Mohammed Oudji, fondateur du club de boxe française d'Étouvie
D'ici là, le club de boxe française continuera de fonctionner dans le gymnase actuel.
"Selon les résultats, nous craignons qu'il y ait de nouvelles émeutes"
À Amiens Nord, le quartier du Colvert porte encore les stigmates des émeutes. Le goudron de l'avenue de la paix est encore noirci par endroits, là où des bus et des voitures avaient brûlé le long des trottoirs. Des entreprises et des commerces ont aussi été touchés.
Dans la nuit du 28 au 29 juin 2023, le tabac du Colvert avait été pillé puis incendié. "Des jeunes du quartier nous avaient prévenus. Nous savions que notre commerce était ciblé par les émeutiers", confient un an plus tard Agnès et Laurent Le Saint, propriétaires du tabac.
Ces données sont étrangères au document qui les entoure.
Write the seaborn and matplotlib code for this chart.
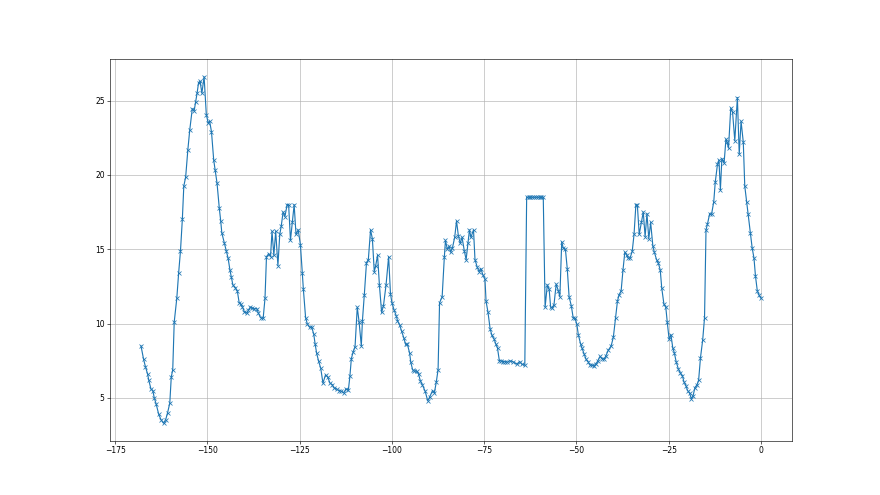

Un an plus tard, samedi 29 juin 2024, ils vont ouvrir à nouveau leur magasin après plusieurs mois de démarches administratives et de travaux. Tout a été réagencé, avec de nouveaux matériaux.
Nous sommes heureux de retrouver notre clientèle dans les prochains jours.
Agnès et Laurent Le Saint, propriétaires du tabac du Colvert
"Et nous aussi, on a besoin de reprendre une activité, c'est quand même très long un an. Les activités, ça se limite", ajoute Laurent Le Saint.
Néanmoins, l'épisode a marqué les esprits. Agnès Le Saint admet : "Il y a un peu d'appréhension dans le contexte actuel avec les élections législatives. Selon les résultats, nous craignons qu'il y ait de nouvelles émeutes ".
Une inquiétude partagée par Jean-Christophe Loric, l'adjoint au maire d'Amiens délégué au secteur nord depuis 2020. "Les gens sont tendus en ce moment avec le contexte politique. On n'est pas à l’abri que ça recommence." Depuis les émeutes de l'été dernier, la mairie assure avoir mis en place "plus de sécurité sur les bâtiments publics" avec "des rideaux et des dispositifs antibéliers".